Commentary – What do the EB-3 Green Card Cutoff Dates Published Mean?
As we have warned previously, the EB-3 green card category for skilled and professional workers is going to retrogress in January. We now know how far back they will roll back. Beginning next month, nationals of the Philippines, China and India will not be able to receive immigrant visas unless they have a priority date that is earlier than January 1, 2002. Generally, the priority date is the date the I-140 application was filed for the applicant. Nationals of other countries are not affected - YET. We expect the priority dates to retrogress for all nationalities in a few months.

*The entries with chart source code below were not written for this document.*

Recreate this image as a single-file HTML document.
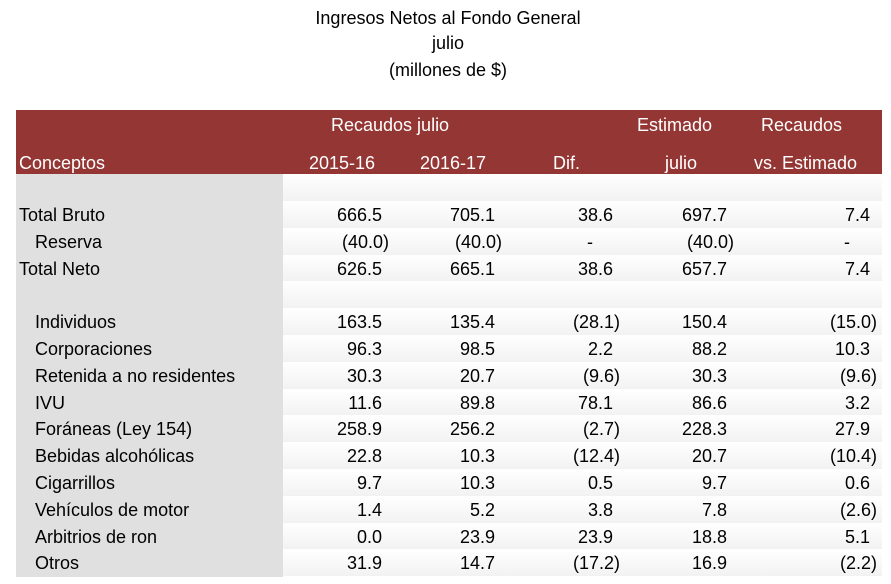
<!DOCTYPE html>
<html><head><meta charset="utf-8">
<style>
body{margin:0;width:891px;height:584px;background:#fff;font-family:"Liberation Sans",Arial,sans-serif;position:relative;overflow:hidden;color:#000}
.t{position:absolute;white-space:nowrap;font-size:18px;line-height:20px}
.title{left:0;width:896px;text-align:center;font-size:18px}
#hdr{position:absolute;left:16px;top:110px;width:866px;height:64px;background:#943634}
#grey{position:absolute;left:16px;top:174px;width:267px;height:403px;background:#e0e0e0}
.w{color:#fff}
.r{text-align:right}
.stripe{position:absolute;left:283px;width:599px;background:linear-gradient(#ffffff,#f2f2f2)}
</style></head>
<body>
<div class="t title" style="top:8px">Ingresos Netos al Fondo General</div>
<div class="t title" style="top:33px">julio</div>
<div class="t title" style="top:60px">(millones de $)</div>
<div id="hdr"></div>
<div id="grey"></div>
<div class="t w" style="left:331px;top:115px">Recaudos julio</div>
<div class="t w" style="left:637px;top:115px">Estimado</div>
<div class="t w" style="left:761px;top:115px">Recaudos</div>
<div class="t w" style="left:19px;top:153px">Conceptos</div>
<div class="t w" style="left:309px;top:153px">2015-16</div>
<div class="t w" style="left:420px;top:153px">2016-17</div>
<div class="t w" style="left:553px;top:153px">Dif.</div>
<div class="t w" style="left:665px;top:153px">julio</div>
<div class="t w" style="left:754px;top:153px">vs. Estimado</div>
<div id="rows"></div>
<script>
const labels=["","Total Bruto","Reserva","Total Neto","","Individuos","Corporaciones","Retenida a no residentes","IVU","Foráneas (Ley 154)","Bebidas alcohólicas","Cigarrillos","Vehículos de motor","Arbitrios de ron","Otros"];
const indent=[0,0,1,0,0,1,1,1,1,1,1,1,1,1,1];
const col2015=["","666.5","(40.0)","626.5","","163.5","96.3","30.3","11.6","258.9","22.8","9.7","1.4","0.0","31.9"];
const col2016=["","705.1","(40.0)","665.1","","135.4","98.5","20.7","89.8","256.2","10.3","10.3","5.2","23.9","14.7"];
const colDif=["","38.6","-","38.6","","(28.1)","2.2","(9.6)","78.1","(2.7)","(12.4)","0.5","3.8","23.9","(17.2)"];
const colEst=["","697.7","(40.0)","657.7","","150.4","88.2","30.3","86.6","228.3","20.7","9.7","7.8","18.8","16.9"];
const colVs=["","7.4","-","7.4","","(15.0)","10.3","(9.6)","3.2","27.9","(10.4)","0.6","(2.6)","5.1","(2.2)"];
const cols=[col2015,col2016,colDif,colEst,colVs];
const colRight=[382,495,613,727,870];
const root=document.getElementById('rows');
const rowH=26.8, top0=201-rowH;
labels.forEach((lab,i)=>{
  const y=top0+i*rowH;
  const s=document.createElement('div');
  s.className='stripe';
  s.style.top=(i===0?174:y)+'px';
  s.style.height=(i===0?y+rowH-174:rowH)+'px';
  
  
  root.appendChild(s);
  if(lab){
    const d=document.createElement('div');
    d.className='t';
    d.style.left=(indent[i]?35:19)+'px';
    d.style.top=(y+4)+'px';
    d.textContent=lab;
    
    
    root.appendChild(d);
  }
  cols.forEach((c,j)=>{
    const v=c[i]; if(!v) return;
    let right=colRight[j];
    if(v[0]==='(') right+=7; else if(v==='-') right-=20;
    const d=document.createElement('div');
    d.className='t r';
    d.style.left=(right-100)+'px';
    d.style.width='100px';
    d.style.top=(y+4)+'px';
    d.textContent=v;
    
    
    root.appendChild(d);
  });
});
</script>
</body></html>
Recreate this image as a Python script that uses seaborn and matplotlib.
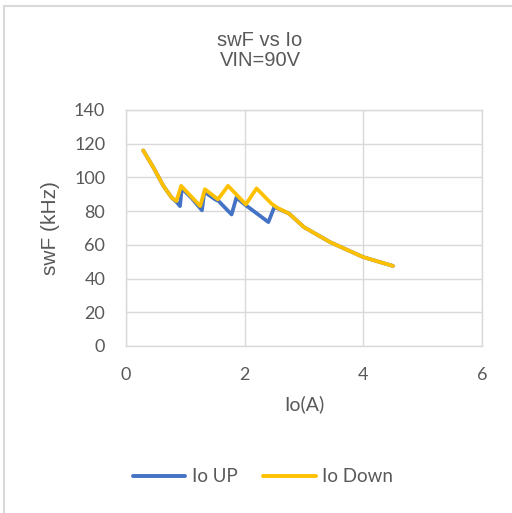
import matplotlib
matplotlib.use("Agg")
import matplotlib.pyplot as plt
import seaborn as sns
import pandas as pd
from matplotlib.patches import Rectangle

# Io UP (blue) readings
up_io = [0.29, 0.46, 0.63, 0.77, 0.85, 0.91, 0.94, 1.10, 1.28, 1.32, 1.50, 1.56, 1.78, 1.86, 2.00, 2.40, 2.50, 2.75, 3.00, 3.44, 4.00, 4.50]
up_swf = [116, 106, 95, 88, 85.5, 83, 93.5, 88, 80.5, 91.5, 87, 86, 78, 88, 84, 73.5, 82.5, 78.5, 70.5, 61.6, 52.7, 47.5]

# Io Down (yellow) readings
down_io = [0.29, 0.46, 0.63, 0.77, 0.85, 0.93, 1.25, 1.33, 1.55, 1.72, 2.02, 2.20, 2.45, 2.55, 2.75, 3.00, 3.44, 4.00, 4.50]
down_swf = [116, 106, 95, 88, 86, 95, 83, 93, 87, 95, 84, 93.5, 84.5, 82, 78.5, 70.5, 61.6, 52.7, 47.5]

up = pd.DataFrame({"Io": up_io, "swF": up_swf})
down = pd.DataFrame({"Io": down_io, "swF": down_swf})

sns.set_style("white")
grey = "#595959"

fig = plt.figure(figsize=(5.12, 5.13), dpi=100)
ax = fig.add_axes([126 / 512, 1 - 346 / 513, 356 / 512, 236 / 513])

sns.lineplot(data=up, x="Io", y="swF", sort=False, ax=ax, color="#4472C4", linewidth=2.7, label="Io UP")
sns.lineplot(data=down, x="Io", y="swF", sort=False, ax=ax, color="#FFC000", linewidth=2.7, label="Io Down")

ax.set_xlim(0, 6)
ax.set_ylim(0, 140)
ax.set_xticks([0, 2, 4, 6])
ax.set_yticks(range(0, 141, 20))
ax.grid(True, color="#d9d9d9", linewidth=1.0)
ax.set_axisbelow(True)
for s in ax.spines.values():
    s.set_color("#d9d9d9")
    s.set_linewidth(1.0)
ax.tick_params(length=0, labelsize=13, labelcolor=grey, pad=15)
for lab in ax.get_xticklabels() + ax.get_yticklabels():
    lab.set_family("Lato")

ax.set_xlabel("Io(A)", fontsize=14, color=grey, family="Lato", labelpad=9)
ax.set_ylabel("swF (kHz)", fontsize=15, color=grey, family="Liberation Sans", labelpad=10)

fig.text(0.508, 1 - 40 / 513, "swF vs Io", ha="center", va="center", fontsize=14.5, color=grey, family="Liberation Sans")
fig.text(0.508, 1 - 60 / 513, "VIN=90V", ha="center", va="center", fontsize=14.5, color=grey, family="Liberation Sans")

leg = ax.legend(loc="center", bbox_to_anchor=(263 / 512, 1 - 477 / 513), bbox_transform=fig.transFigure,
                ncol=2, frameon=False, handlelength=2.8, columnspacing=1.35, handletextpad=0.35,
                prop={"family": "Lato", "size": 13.5})
for t in leg.get_texts():
    t.set_color(grey)
for h in leg.get_lines():
    h.set_linewidth(2.8)

fig.patches.append(Rectangle((3.5 / 512, -0.01), 1.1, 1 - 4 / 513 + 0.01 - 1.5 / 513, transform=fig.transFigure,
                             fill=False, edgecolor="#d9d9d9", linewidth=1.5))

fig.savefig("out.png", dpi=100)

Why is this happening? Well, there is considerable pent up demand for EB-3 green cards due to the 245i surge in applications file in 2001. A lot of these cases recently have moved to the point of being able to process them. Also, the “banking” of extra slots from 1999 and 2000 provided for by Congress in AC21 is now not enough to meet the current demand.
So what to do? First, for applicants in the US, it is crucial that adjustment applications be filed before the end of the month. For applicants abroad, those who can be interviewed and processed this month will be safe. So definitely don't seek postponements of any interviews if possible.
There are still non-immigrant visa possibilities available to many and for H-1B visa holders, extensions should be possible until a current EB-3 priority date is available. Of course, for applicants like nurses who do not have a non-immigrant option readily available, this news is particularly bad and could lead to delays in processing for several years.
Otherwise, the best solution will be to get this problem fixed legislatively. That means getting Congress to pass a bill that will allow unused green card numbers in other categories to be used by EB-3 applicants. A law that passed four years ago allowed unused slots from 1999 and 2000 to be used by EB-3 applicants and that is one of the reasons why the EB-3 numbers have been current for the last several years. We need Congress to extend that law to allow unused numbers since 2000 to continue to be used.